|Wednesday, 31 March 2004|
What the 'small woman' has to say
Gender Dialogue by Nadira Gunatilleke
The Parliamentary General Election 2004 will be held day after tomorrow. When considering female component (52.03) in the total population in Sri Lanka it is obvious that the majority of the voters will be women. Therefore it is very important to know what Sri Lankan women really need from a Government.
According to a group of female Advanced Level students at a leading girls' school in Panadura they need a good education system that does not change with each and every Government. "We have been studying for about thirteen years and our school syllabus was changed several times within the past few years.
This is very annoying. Time to time we were being asked to do that...to do this...we hate this system", they added.
A group of female undergraduates at the University of Sri Jayawardenepura said that there is a huge difference between present university syllabuses and job market requirements. Therefore graduates do not get employment. But filling the syllabuses with trivial vocational training courses will not do any good either.
The country's education system and the economy need drastic changes that improve both university syllabuses and job market requirements. "We meant a economy that needs more and more scholars, professionals and experts, not English speaking managers without O/L qualifications!, juki machine operators, private secretaries, office assistants, tea pluckers and self-employed persons.

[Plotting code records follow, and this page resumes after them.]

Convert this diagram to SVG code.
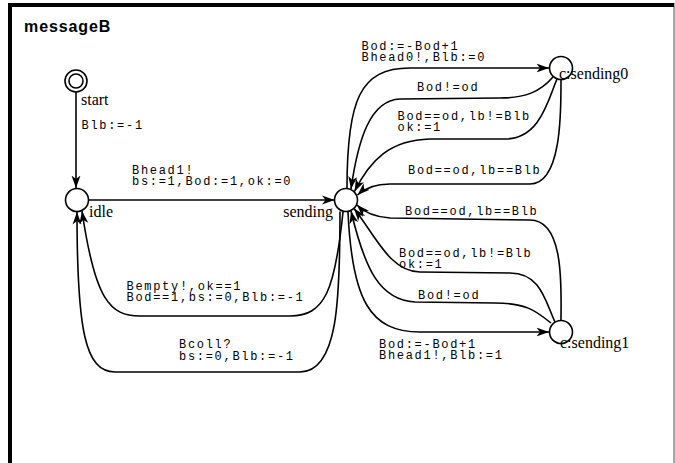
<svg xmlns="http://www.w3.org/2000/svg" width="675" height="463" viewBox="0 0 675 463">
<style>
.st{fill:#fff;stroke:#000;stroke-width:1.6}
.e{fill:none;stroke:#000;stroke-width:1.6}
.n{font-family:"Liberation Serif","Times New Roman",serif;font-size:16px;fill:#000}
.l{font-family:"Liberation Mono","Courier New",monospace;font-size:12px;letter-spacing:1.7px;fill:#000}
.t{font-family:"Liberation Sans",Arial,sans-serif;font-size:16px;font-weight:bold;letter-spacing:0.9px;fill:#000}
</style>
<defs>
<marker id="ah" markerUnits="userSpaceOnUse" markerWidth="13" markerHeight="10" viewBox="0 0 13 10" refX="12.5" refY="5" orient="auto">
<path d="M0,0.5 L12.5,5 L0,9.5 L3.5,5 z" fill="#000"/>
</marker>
</defs>
<rect width="675" height="463" fill="#fff"/>
<g id="frame">
<line x1="674" y1="3" x2="674" y2="463" stroke="#888" stroke-width="1.5"/>
<line x1="8" y1="5" x2="674" y2="5" stroke="#000" stroke-width="4"/>
<line x1="10" y1="3" x2="10" y2="463" stroke="#000" stroke-width="4"/>
<text class="t" x="24" y="32">messageB</text>
</g>
<g id="connectors">
<path class="e" marker-end="url(#ah)" d="M76,92 L76,188"/>
<path class="e" marker-end="url(#ah)" d="M88.5,200 L334.5,200"/>
<path class="e" marker-end="url(#ah)" d="M343,212 C335,290 325,316 290,316 L140,316 C110,316 95,300 82,211"/>
<path class="e" marker-end="url(#ah)" d="M340,211.5 C340,300 338,372 300,372 L115,372 C85,372 77,330 77,212"/>
<path class="e" marker-end="url(#ah)" d="M347,188 C347,100 360,68 410,68 L549,68"/>
<path class="e" marker-end="url(#ah)" d="M553,77 C540,92 525,98 500,98 L400,99 C370,100 358,140 351,189"/>
<path class="e" marker-end="url(#ah)" d="M557,79 C548,100 540,139 505,139 L430,139 C390,140 370,160 354.5,191.5"/>
<path class="e" marker-end="url(#ah)" d="M561,80 C561,110 562,184 530,184 L390,184 C375,184 365,188 357.5,195"/>
<path class="e" marker-end="url(#ah)" d="M561,320 C561,290 565,220 530,220 L390,218 C375,217 364,212 357,205"/>
<path class="e" marker-end="url(#ah)" d="M555,322 C545,300 540,273 510,273 L420,272 C390,272 375,235 354,208.5"/>
<path class="e" marker-end="url(#ah)" d="M551,323 C535,310 525,303 495,303 L415,302 C380,300 365,270 351,211"/>
<path class="e" marker-end="url(#ah)" d="M348,212 C352,300 370,332 420,332 L549,332"/>
</g>
<g id="edge-labels">
<text class="l" x="81.5" y="129">Blb:=-1</text>
<text class="l" x="132" y="173.5">Bhead1!</text>
<text class="l" x="132" y="185">bs:=1,Bod:=1,ok:=0</text>
<text class="l" x="361.5" y="49.5">Bod:=-Bod+1</text>
<text class="l" x="361.5" y="61">Bhead0!,Blb:=0</text>
<text class="l" x="417" y="90.5">Bod!=od</text>
<text class="l" x="397.5" y="119.5">Bod==od,lb!=Blb</text>
<text class="l" x="397.5" y="130.5">ok:=1</text>
<text class="l" x="408" y="173.5">Bod==od,lb==Blb</text>
<text class="l" x="405" y="215">Bod==od,lb==Blb</text>
<text class="l" x="399" y="256.5">Bod==od,lb!=Blb</text>
<text class="l" x="399" y="267.5">ok:=1</text>
<text class="l" x="418" y="298.5">Bod!=od</text>
<text class="l" x="379" y="347.5">Bod:=-Bod+1</text>
<text class="l" x="379" y="358.5">Bhead1!,Blb:=1</text>
<text class="l" x="126.5" y="289.5">Bempty!,ok==1</text>
<text class="l" x="126.5" y="301">Bod==1,bs:=0,Blb:=-1</text>
<text class="l" x="179" y="347.5">Bcoll?</text>
<text class="l" x="179" y="359.5">bs:=0,Blb:=-1</text>
</g>
<g id="start">
<circle class="st" cx="76" cy="81" r="11"/>
<circle class="st" cx="76" cy="81" r="7"/>
<text class="n" x="81" y="105">start</text>
</g>
<g id="idle">
<circle class="st" cx="77" cy="200" r="11.5"/>
<text class="n" x="89" y="217">idle</text>
</g>
<g id="sending">
<circle class="st" cx="346" cy="200" r="11.5"/>
<text class="n" x="333" y="217" text-anchor="end">sending</text>
</g>
<g id="sending0">
<circle class="st" cx="561" cy="68" r="11.5"/>
<text class="n" x="559" y="79">c:sending0</text>
</g>
<g id="sending1">
<circle class="st" cx="561" cy="332" r="11.5"/>
<text class="n" x="560" y="348">c:sending1</text>
</g>
</svg>
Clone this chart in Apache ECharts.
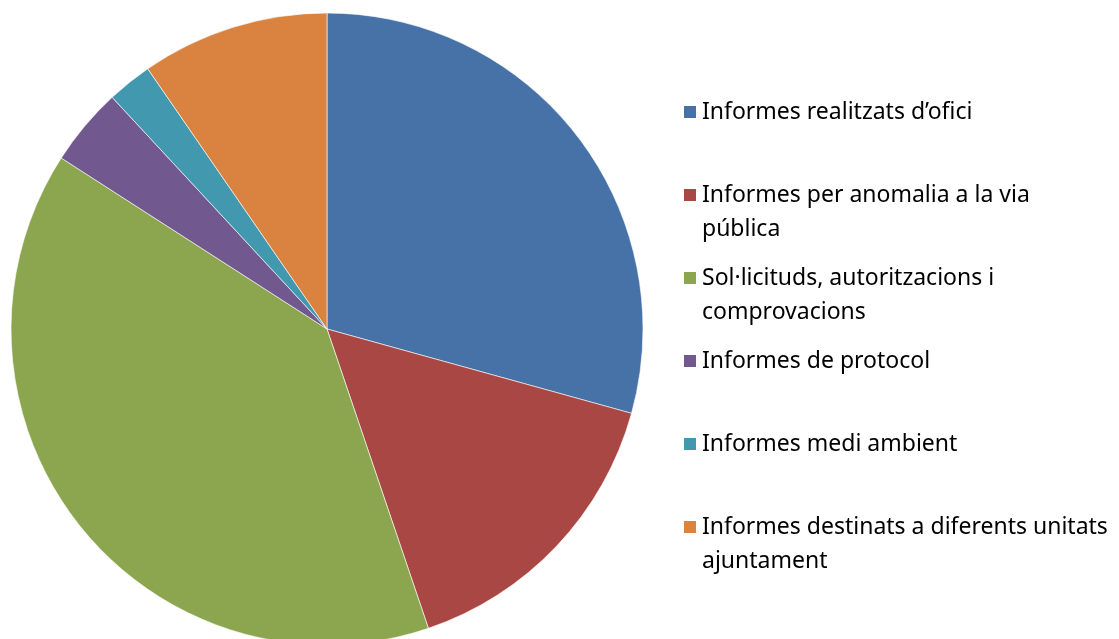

A young working girl attached to a private bank said that she needs an assurance of job security in the private sector. At present most of the private sector companies are cutting down their workforces. " I have been working in this bank for about five years. In one year the authorities give me different types of `tests' time to time and say that they cannot absorb me into the permanent cardre because I failed the `tests'. I am sure that I did them very well and there is no reason to fail. It is impossible to do the same thing again and again."
"When I asked how I worked in the bank for five years without any errors, the authorities have no answer to it. Some of my female colleagues got their appointments confirmed through some `unacceptable' channels. But I will not follow the same because I need justice and we need protection against this type of discrimination. It is the responsibility of the State to protect us."
A lady attached to a Government Department said that "all the politicians say that they did this...they did that..to ensure women's rights and our safety but still we cannot travel by bus without getting harassed. I have a young daughter who is doing the A/Ls and attending school and private tuition classes.
I am really worried about her safety because I have experienced all types of harassment while travelling by buses and walking alone along lonely roads. Since majority of us have no BMWs and Pajeros to transport our children I want the Government to implement a practical strategy to curb these crimes".
A pregnant working woman said that any government that comes to power should grant more relief for pregnant women and mothers who go through childbirth. At present only 84 working days are available for mothers and only two hours are given for a period of one year to breast feed infants. But this not enough to bring up a healthy child and not comfortable for the mother either.
In Sri Lanka many fathers play no role in this issue. They are left alone without over any responsibilities. Granting a considerable amount of paternity leave will make them `responsible' and will be a big relief for breast feeding mothers. "We do not have a safe place to keep our children. Existing daycare centres are very expensive and we cannot afford them or hire servants.
Those daycare centres do not look after children in a proper way and only make money. There is no acceptable standard. There is no monitoring from the Government. My head spins every time I think of what I would do after my maternity leave period. When compared with other countries the Sri Lanka's situation is very pathetic," she added.
Someone can say that those are small requirements of a few ordinary female citizens of Sri Lanka and they do not represent the majority, but it is small issues that become major crises in later times if overlooked. Therefore it is the responsibility of rulers to take care of powerless female citizens.